== THE TASK ==
Your task is to filter the data below down to the lines holding "matplotlib".

------ RECORDED DATA

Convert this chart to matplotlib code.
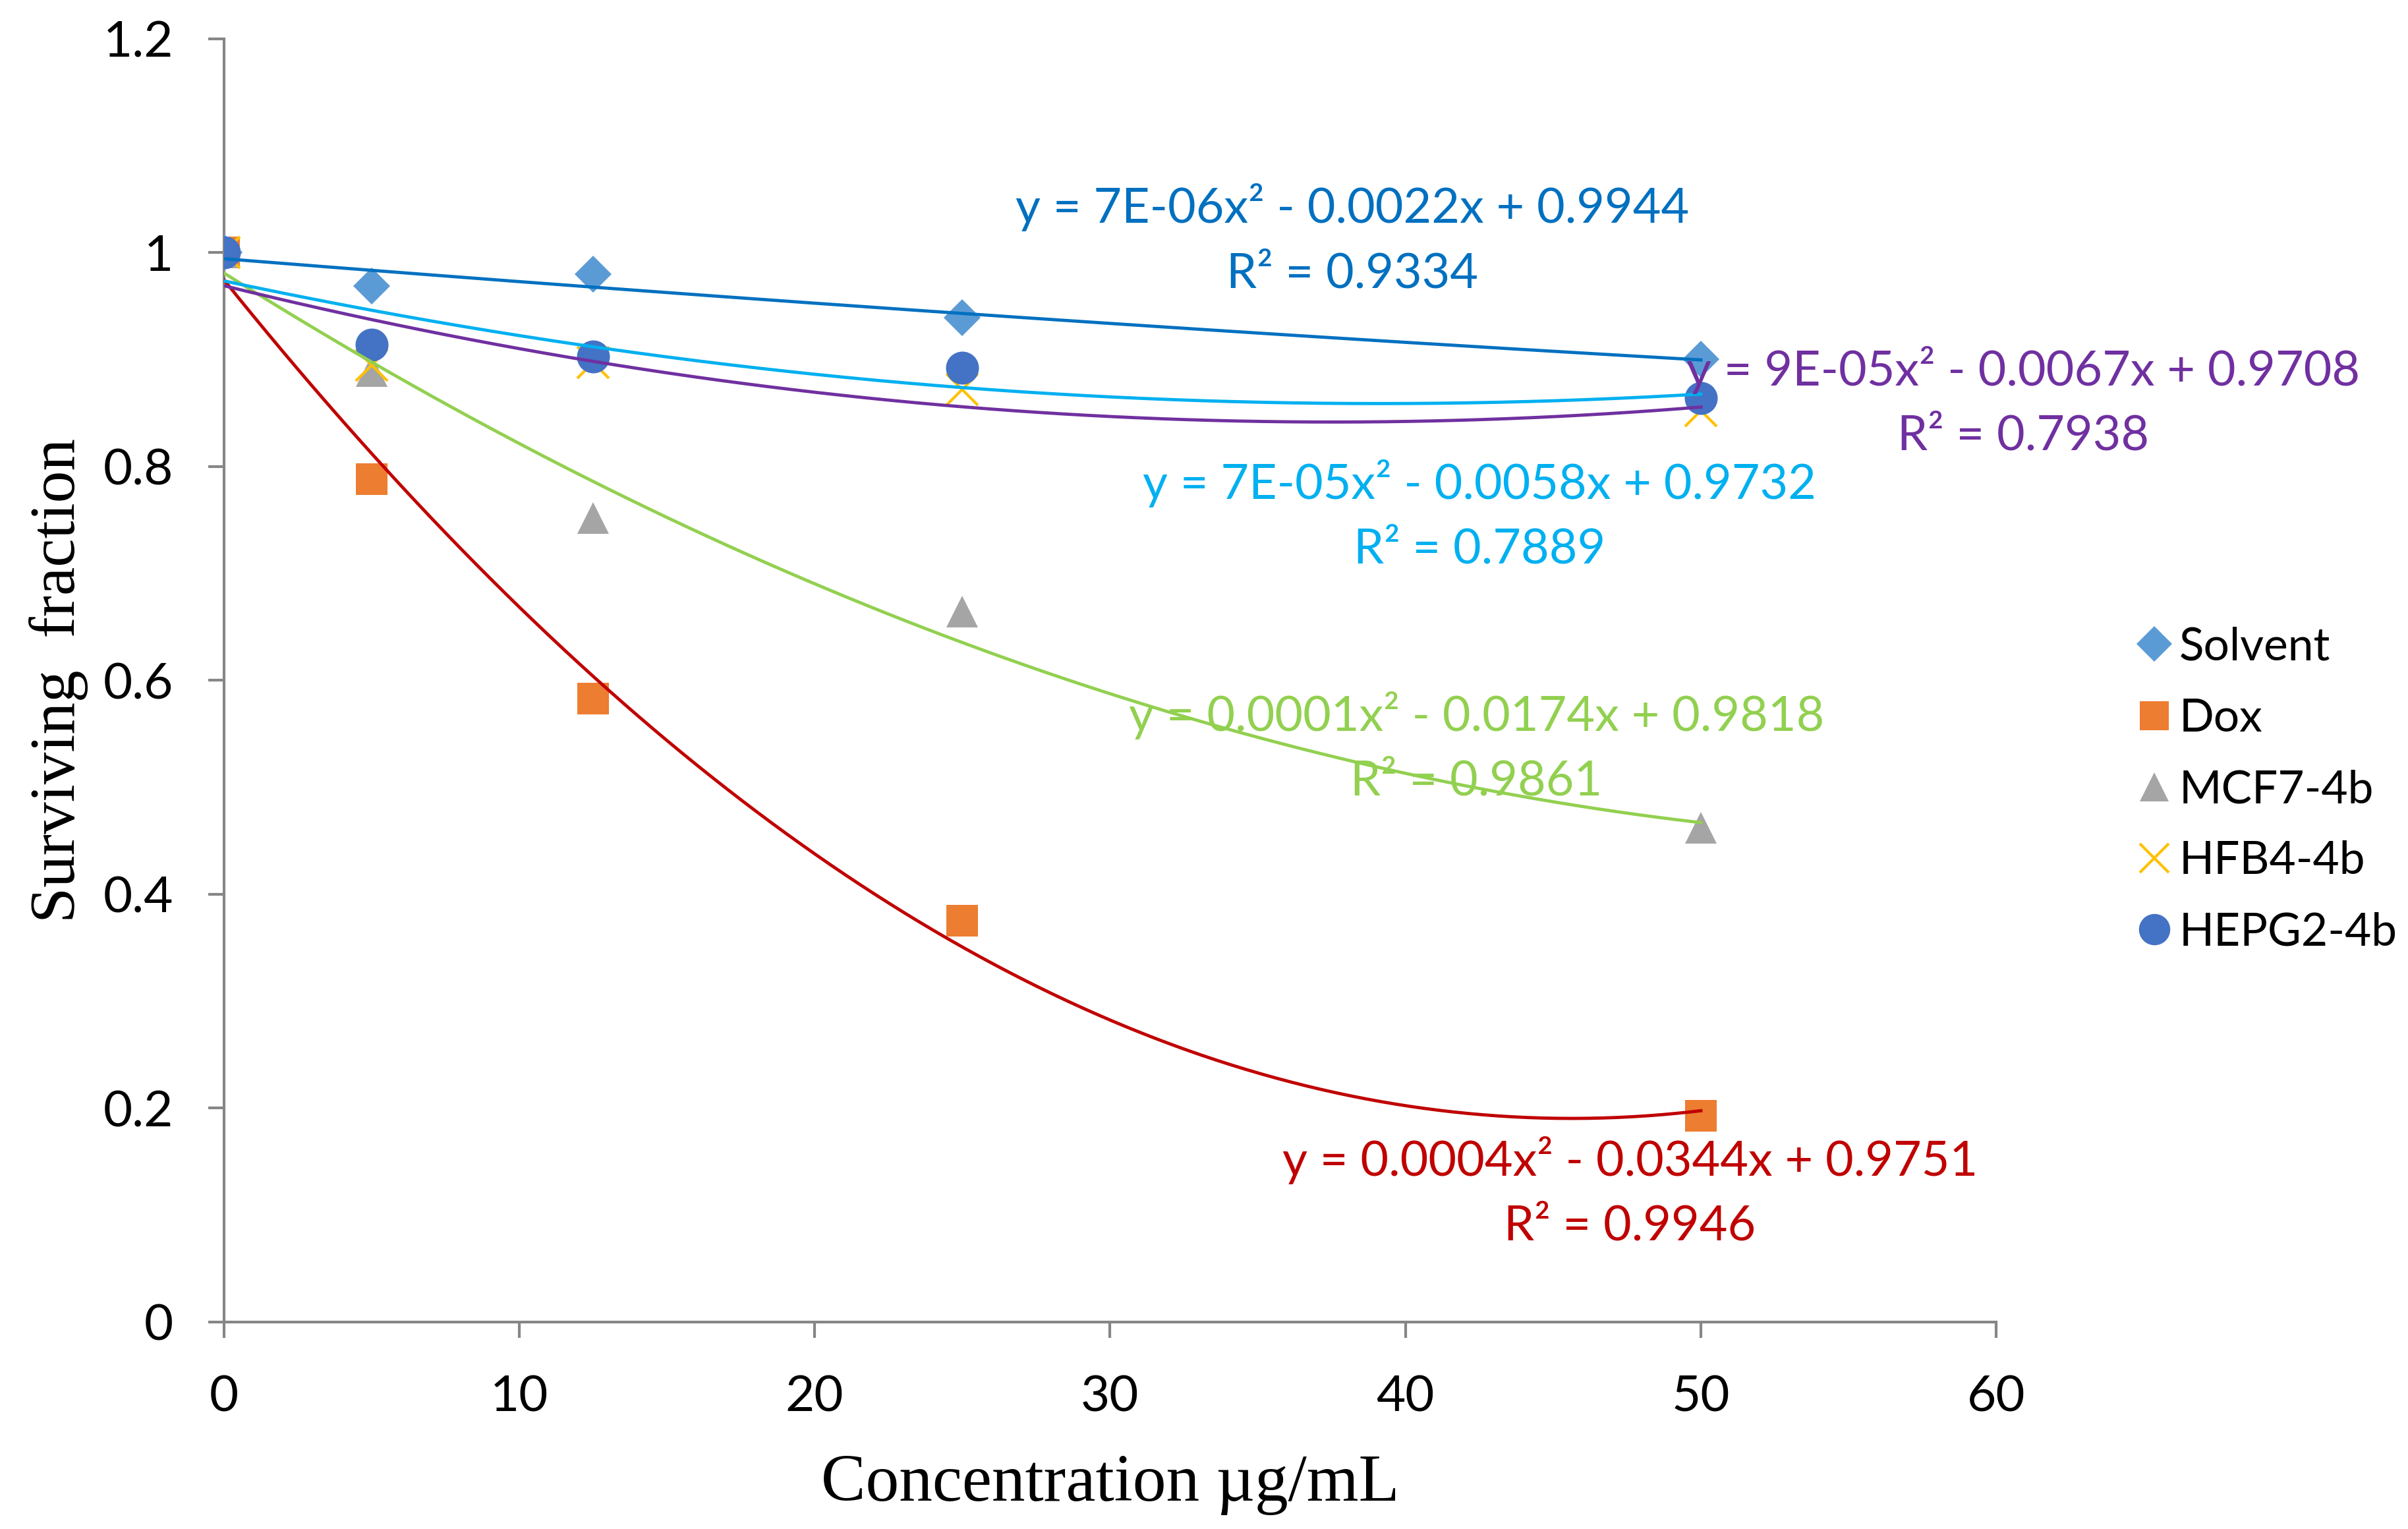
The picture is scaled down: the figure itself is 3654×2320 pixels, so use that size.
import matplotlib
matplotlib.use('Agg')
import matplotlib.pyplot as plt
import numpy as np

plt.rcParams['font.family'] = ['Lato', 'DejaVu Sans']

# data
conc = [0, 5, 12.5, 25, 50]
solvent = [1.0, 0.969, 0.980, 0.939, 0.900]
dox = [1.0, 0.788, 0.583, 0.375, 0.193]
mcf7 = [1.0, 0.889, 0.752, 0.664, 0.462]
hfb4 = [1.0, 0.895, 0.897, 0.872, 0.852]
hepg2 = [1.0, 0.914, 0.903, 0.892, 0.864]

names = ['Solvent', 'Dox', 'MCF7-4b', 'HFB4-4b', 'HEPG2-4b']
series = [solvent, dox, mcf7, hfb4, hepg2]
markers = ['D', 's', '^', 'x', 'o']
msizes = [29, 34, 34, 34, 36]
mcolors = ['#5B9BD5', '#ED7D31', '#A5A5A5', '#FFC000', '#4472C4']
tcolors = ['#0070C0', '#C00000', '#92D050', '#7030A0', '#00B0F0']

eq_text = ['y = 7E-06x² - 0.0022x + 0.9944\nR² = 0.9334',
           'y = 0.0004x² - 0.0344x + 0.9751\nR² = 0.9946',
           'y = 0.0001x² - 0.0174x + 0.9818\nR² = 0.9861',
           'y = 9E-05x² - 0.0067x + 0.9708\nR² = 0.7938',
           'y = 7E-05x² - 0.0058x + 0.9732\nR² = 0.7889']
eq_x = [38.2, 47.6, 42.4, 60.9, 42.5]
eq_y = [1.012, 0.121, 0.537, 0.860, 0.754]

fig = plt.figure(figsize=(36.55, 23.2), dpi=100)
ax = fig.add_axes([0.0929, 0.1354, 0.7359, 0.8393])

for i in range(len(series)):
    if markers[i] == 'x':
        ax.plot(conc, series[i], linestyle='none', marker='x', markersize=msizes[i],
                markeredgecolor=mcolors[i], markeredgewidth=3, label=names[i], zorder=3)
    else:
        ax.plot(conc, series[i], linestyle='none', marker=markers[i], markersize=msizes[i],
                color=mcolors[i], markeredgewidth=0, label=names[i], zorder=3)

# quadratic trendlines
xs = np.linspace(0, 50, 300)
for i in range(len(series)):
    p = np.polyfit(conc, series[i], 2)
    ax.plot(xs, np.polyval(p, xs), color=tcolors[i], linewidth=3.5, zorder=4)
    ax.text(eq_x[i], eq_y[i], eq_text[i], color=tcolors[i], fontsize=53,
            ha='center', va='center', linespacing=1.57, zorder=5)

ax.set_xlim(0, 60)
ax.set_ylim(0, 1.2)
ax.set_xticks(np.arange(0, 61, 10))
ax.set_yticks([0, 0.2, 0.4, 0.6, 0.8, 1.0, 1.2])
ax.set_yticklabels(['0', '0.2', '0.4', '0.6', '0.8', '1', '1.2'])

for s in ['top', 'right']:
    ax.spines[s].set_visible(False)
for s in ['left', 'bottom']:
    ax.spines[s].set_color('#868686')
    ax.spines[s].set_linewidth(3)
ax.tick_params(direction='out', length=17, width=3, color='#868686', labelsize=55)
ax.tick_params(axis='x', pad=40)
ax.tick_params(axis='y', pad=38)

ax.set_xlabel('Concentration µg/mL', fontfamily='Liberation Serif', fontsize=73, labelpad=38)
ax.set_ylabel('Surviving  fraction', fontfamily='Liberation Serif', fontsize=70, labelpad=16)

ax.legend(loc='center left', bbox_to_anchor=(0.871, 0.4834), bbox_transform=fig.transFigure,
          frameon=False, fontsize=50, handlelength=0.66, handletextpad=0.22,
          labelspacing=0.65, markerscale=0.95)

fig.savefig('out.png', dpi=100)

------------

== RESULT OF THIS EXERCISE ==
Convert this chart to matplotlib code.
import matplotlib
matplotlib.use('Agg')
import matplotlib.pyplot as plt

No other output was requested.